Arguments for Galois closure of $\mathbb{Q}(\sqrt[3]{2})$

Question

The standard argument for why $K = \mathbb{Q}(\sqrt[3]{2})$ is not the splitting field of $f = x^3 - 2$ relies on us implicitly choosing a complex embedding of $K$, or in other words choosing the real third root of $2$ as a solution for $f$. Then we argue that since $K$ is a real field it cannot contain the other two roots which are complex. This sounds like a bit of cheating, though, since a priori, until we choose an embedding, the roots of $f$ are indistinguishable.

So my question is whether there is a similar argument for $\mathbb{Q}(\alpha)$ not being the splitting field for $\alpha$ a non-real root of $f$, e.g. $\alpha = \omega \sqrt[3]{2}$ where $\omega$ is a primitive root of unity. Or in general, whether the not-a-splitting-field argument must necessarily rely on a particular choice of a complex embedding.

Answer 1

I will show that an extension $K$ of $\mathbb{Q}$ of degree $3$ that has one root of $x^3-2$ cannot contain any other roots, and therefore cannot be a Galois extension of $\mathbb{Q}$. (Since if $K$ is a Galois extension of $\mathbb{Q}$, and $f$ is an irreducible polynomial in $\mathbb{Q}[x]$ that has at least one root in $K$, then it must split over $K$).

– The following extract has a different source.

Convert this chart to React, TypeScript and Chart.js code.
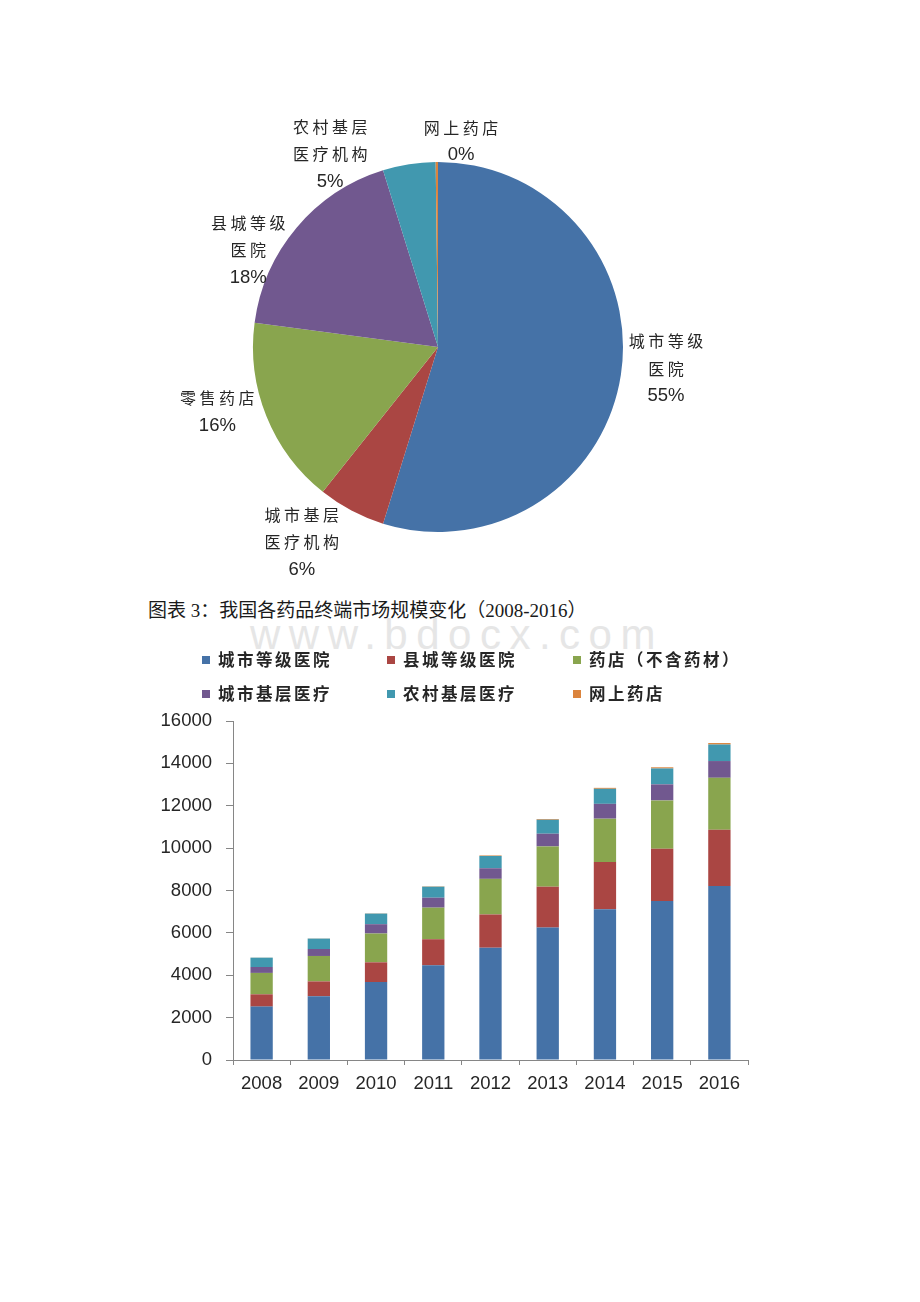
import React, { useEffect, useRef } from 'react';
import { Chart, registerables } from 'chart.js';

Chart.register(...registerables);

// ---------- Pie data (market share by terminal) ----------
const pieCategories = ['城市等级医院', '城市基层医疗机构', '零售药店', '县城等级医院', '农村基层医疗机构', '网上药店'];
const pieShares = [54.8, 5.9, 16.4, 18.1, 4.6, 0.2];
const pieColors = ['#4572A7', '#AA4643', '#89A54E', '#71588F', '#4198AF', '#DB843D'];

// ---------- Stacked bar data (2008-2016) ----------
const years = ['2008', '2009', '2010', '2011', '2012', '2013', '2014', '2015', '2016'];
const seriesNames = ['城市等级医院', '县城等级医院', '药店（不含药材）', '城市基层医疗', '农村基层医疗', '网上药店'];
const urbanHospital = [2520, 3010, 3680, 4470, 5300, 6250, 7110, 7500, 8210];
const countyHospital = [580, 700, 930, 1230, 1570, 1930, 2230, 2470, 2660];
const pharmacy = [1010, 1200, 1360, 1490, 1680, 1900, 2050, 2280, 2450];
const urbanPrimary = [280, 330, 440, 470, 500, 600, 700, 760, 790];
const ruralPrimary = [440, 490, 500, 520, 580, 660, 710, 750, 780];
const onlinePharmacy = [5, 8, 12, 18, 25, 35, 45, 55, 70];
const barColors = ['#4572A7', '#AA4643', '#89A54E', '#71588F', '#4198AF', '#DB843D'];
const yMin = 0;
const yMax = 16000;
const yStep = 2000;

const caption = '图表 3：我国各药品终端市场规模变化（2008-2016）';
const watermark = 'www.bdocx.com';

const CJK = '"Noto Sans CJK SC", "Noto Sans", sans-serif';
const LATIN = '"Liberation Sans", Arial, sans-serif';

// label placement around the pie: angle in degrees clockwise from 12 o'clock, extra distance beyond radius
const pieLabelLayout = [
  { angle: 95.4, extra: 44 },
  { angle: 214.9, extra: 53 },
  { angle: 253.6, extra: 45 },
  { angle: 297, extra: 28 },
  { angle: 330.8, extra: 36 },
  { angle: 6.4, extra: 22 },
];

const pieLabelPlugin = {
  id: 'pieLabels',
  afterDatasetsDraw(chart: any) {
    const ctx = chart.ctx;
    const meta = chart.getDatasetMeta(0);
    const data = chart.data.datasets[0].data as number[];
    const total = data.reduce((a, b) => a + b, 0);
    ctx.save();
    meta.data.forEach((arc: any, i: number) => {
      const { x: cx, y: cy, outerRadius } = arc.getProps(['x', 'y', 'outerRadius'], true);
      const lay = pieLabelLayout[i];
      const d = outerRadius + lay.extra;
      const th = (lay.angle * Math.PI) / 180;
      const x = cx + d * Math.sin(th);
      const y = cy - d * Math.cos(th);
      const name = chart.data.labels[i] as string;
      const lines: string[] = [];
      for (let k = 0; k < name.length; k += 4) lines.push(name.slice(k, k + 4));
      const pct = Math.round((data[i] / total) * 100) + '%';
      const all = [...lines, pct];
      const lh = 27.5;
      const y0 = y - ((all.length - 1) * lh) / 2;
      ctx.textAlign = 'center';
      ctx.textBaseline = 'middle';
      ctx.fillStyle = '#262626';
      all.forEach((t, k) => {
        const isPct = k === all.length - 1;
        ctx.font = isPct ? `18.5px ${LATIN}` : `16px ${CJK}`;
        (ctx as any).letterSpacing = isPct ? '0px' : '3.5px';
        ctx.fillText(t, x + (isPct ? 0 : 1.75), y0 + k * lh);
      });
    });
    ctx.restore();
  },
};

// custom two-row legend for the bar chart (canvas coordinates)
const legendCols = [52, 237, 423];
const legendRows = [20, 54];
const barLegendPlugin = {
  id: 'barLegend',
  afterDraw(chart: any) {
    const ctx = chart.ctx;
    ctx.save();
    chart.data.datasets.forEach((ds: any, i: number) => {
      const col = legendCols[i % 3];
      const row = legendRows[Math.floor(i / 3)];
      ctx.fillStyle = ds.backgroundColor;
      ctx.fillRect(col, row - 4, 8, 8);
      ctx.fillStyle = '#262626';
      ctx.font = `bold 16.5px ${CJK}`;
      (ctx as any).letterSpacing = '2.5px';
      ctx.textAlign = 'left';
      ctx.textBaseline = 'middle';
      ctx.fillText(ds.label, col + 16, row);
    });
    ctx.restore();
  },
};

function PieChart() {
  const ref = useRef<HTMLCanvasElement>(null);
  useEffect(() => {
    const chart = new Chart(ref.current!, {
      type: 'pie',
      data: {
        labels: pieCategories,
        datasets: [
          {
            data: pieShares,
            backgroundColor: pieColors,
            borderWidth: 0,
            hoverOffset: 0,
          },
        ],
      },
      options: {
        animation: false,
        responsive: false,
        events: [],
        layout: { padding: { left: 103, right: 147, top: 62, bottom: 68 } },
        plugins: { legend: { display: false }, tooltip: { enabled: false } },
      },
      plugins: [pieLabelPlugin],
    } as any);
    return () => chart.destroy();
  }, []);
  return (
    <canvas
      ref={ref}
      width={620}
      height={500}
      style={{ position: 'absolute', left: 150, top: 100, width: 620, height: 500 }}
    />
  );
}

function BarChart() {
  const ref = useRef<HTMLCanvasElement>(null);
  useEffect(() => {
    const seriesValues = [urbanHospital, countyHospital, pharmacy, urbanPrimary, ruralPrimary, onlinePharmacy];
    const axisColor = '#868686';
    const chart = new Chart(ref.current!, {
      type: 'bar',
      data: {
        labels: years,
        datasets: seriesValues.map((vals, i) => ({
          label: seriesNames[i],
          data: vals,
          backgroundColor: barColors[i],
          borderWidth: 0,
          categoryPercentage: 1,
          barPercentage: 0.39,
        })),
      },
      options: {
        animation: false,
        responsive: false,
        events: [],
        layout: { padding: { top: 81, right: 22, left: 0, bottom: 0 } },
        plugins: { legend: { display: false }, tooltip: { enabled: false } },
        scales: {
          x: {
            stacked: true,
            grid: { display: true, drawOnChartArea: false, drawTicks: true, tickLength: 5, color: axisColor, offset: true },
            border: { display: true, color: axisColor, width: 1 },
            ticks: { font: { family: LATIN, size: 18.5 }, color: '#262626', padding: 8, maxRotation: 0 },
            afterFit: (s: any) => {
              s.height = 60;
            },
          },
          y: {
            stacked: true,
            min: yMin,
            max: yMax,
            ticks: {
              stepSize: yStep,
              font: { family: LATIN, size: 18.5 },
              color: '#262626',
              padding: 14,
              callback: (v: any) => String(v),
            },
            grid: { display: true, drawOnChartArea: false, drawTicks: true, tickLength: 7, color: axisColor },
            border: { display: true, color: axisColor, width: 1 },
            afterFit: (s: any) => {
              s.width = 83;
            },
          },
        },
      },
      plugins: [barLegendPlugin],
    } as any);
    return () => chart.destroy();
  }, []);
  return (
    <canvas
      ref={ref}
      width={620}
      height={480}
      style={{ position: 'absolute', left: 150, top: 640, width: 620, height: 480 }}
    />
  );
}

export default function App() {
  return (
    <div style={{ position: 'absolute', left: 0, top: 0, width: 920, height: 1302, background: '#ffffff', overflow: 'hidden' }}>
      <div
        style={{
          position: 'absolute',
          left: 250,
          top: 612,
          font: `42px ${LATIN}`,
          letterSpacing: '8.5px',
          color: '#e6e6e6',
          lineHeight: '46px',
          whiteSpace: 'nowrap',
        }}
      >
        {watermark}
      </div>
      <div
        style={{
          position: 'absolute',
          left: 148,
          top: 599,
          fontFamily: `"Liberation Serif", ${CJK}`,
          fontSize: 19,
          lineHeight: '24px',
          color: '#1a1a1a',
          whiteSpace: 'nowrap',
        }}
      >
        {caption}
      </div>
      <PieChart />
      <BarChart />
    </div>
  );
}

Let $K$ be an extension of degree $3$. Let $\alpha\in K$ be a root of $x^3-2$. If $K$ contains another root $\beta\neq\alpha$ of $x^3-2$, then $K$ also contains $\frac{\alpha}{\beta}\neq 1$, but $$\left(\frac{\alpha}{\beta}\right)^3 = \frac{\alpha^3}{\beta^3} = \frac{2}{2}=1,$$ so $\frac{\alpha}{\beta}$ is a root of $x^3-1 = (x-1)(x^2+x+1)$. Since $\frac{\alpha}{\beta}\neq 1$, then $\frac{\alpha}{\beta}$ is a root of $x^2+x+1$, which is irreducible over $\mathbb{Q}$. Therefore, $[\mathbb{Q}(\frac{\alpha}{\beta}):\mathbb{Q}]=2$, but then $$ 3= \left[K:\mathbb{Q}\vphantom{\frac{\alpha}{\beta}}\right] = \left[K:\mathbb{Q}\left(\frac{\alpha}{\beta}\right)\right]\left[\mathbb{Q}\left(\frac{\alpha}{\beta}\right):\mathbb{Q}\right] = 2\left[K:\mathbb{Q}\left(\frac{\alpha}{\beta}\right)\right].$$ This is impossible, so no such second root $\beta$ can lie in $K$.

Answer 2

Arturo's answer is nicer in my opinion, but here is another solution I found:

First identify the roots of $x^3-2$ over $\Bbb C$. These are \begin{align} a&=\sqrt[3]2\\ b&=\sqrt[3]2\omega=-\frac{1}{2^{2/3}}+\frac{\sqrt3}{2^{2/3}}i\\ c&=\sqrt[3]2\omega^2=-\frac{1}{2^{2/3}}-\frac{\sqrt3}{2^{2/3}}i,\\ \end{align}

where $\omega=-\frac12+\frac{\sqrt3}{2}i$.

Let $L$ be one of the extensions $\Bbb Q[a]$, $\Bbb Q[b]$, or $\Bbb Q[c]$. Suppose $L$ contains two or more of $a$, $b$, or $c$. There are $3$ cases:

• Case 1: $L$ contains both $a$ and $b$
• Case 2: $L$ contains both $a$ and $c$.
• Case 3: $L$ contains both $b$ and $c$.

If $L$ contains both $a$ and $b$, then $L$ contains $a^2b=-1+\sqrt 3i$, so it also contains $\sqrt 3i$. But $\sqrt 3i$ is a root of $x^2+3$, which is irreducible over $\Bbb Q$. Hence $$3=[L:\Bbb Q]=[L:\Bbb Q[\sqrt 3i]][\Bbb Q[\sqrt 3i]:\Bbb Q],$$ which implies $2|3$. This shows cases $1$ and $2$ are impossible. For case $3$, you can similarly show that $b^2c=-1+\sqrt 3i$ (this isn't so bad using $b=\sqrt[3]2\omega$ and $c=\sqrt[3]2\omega^2$).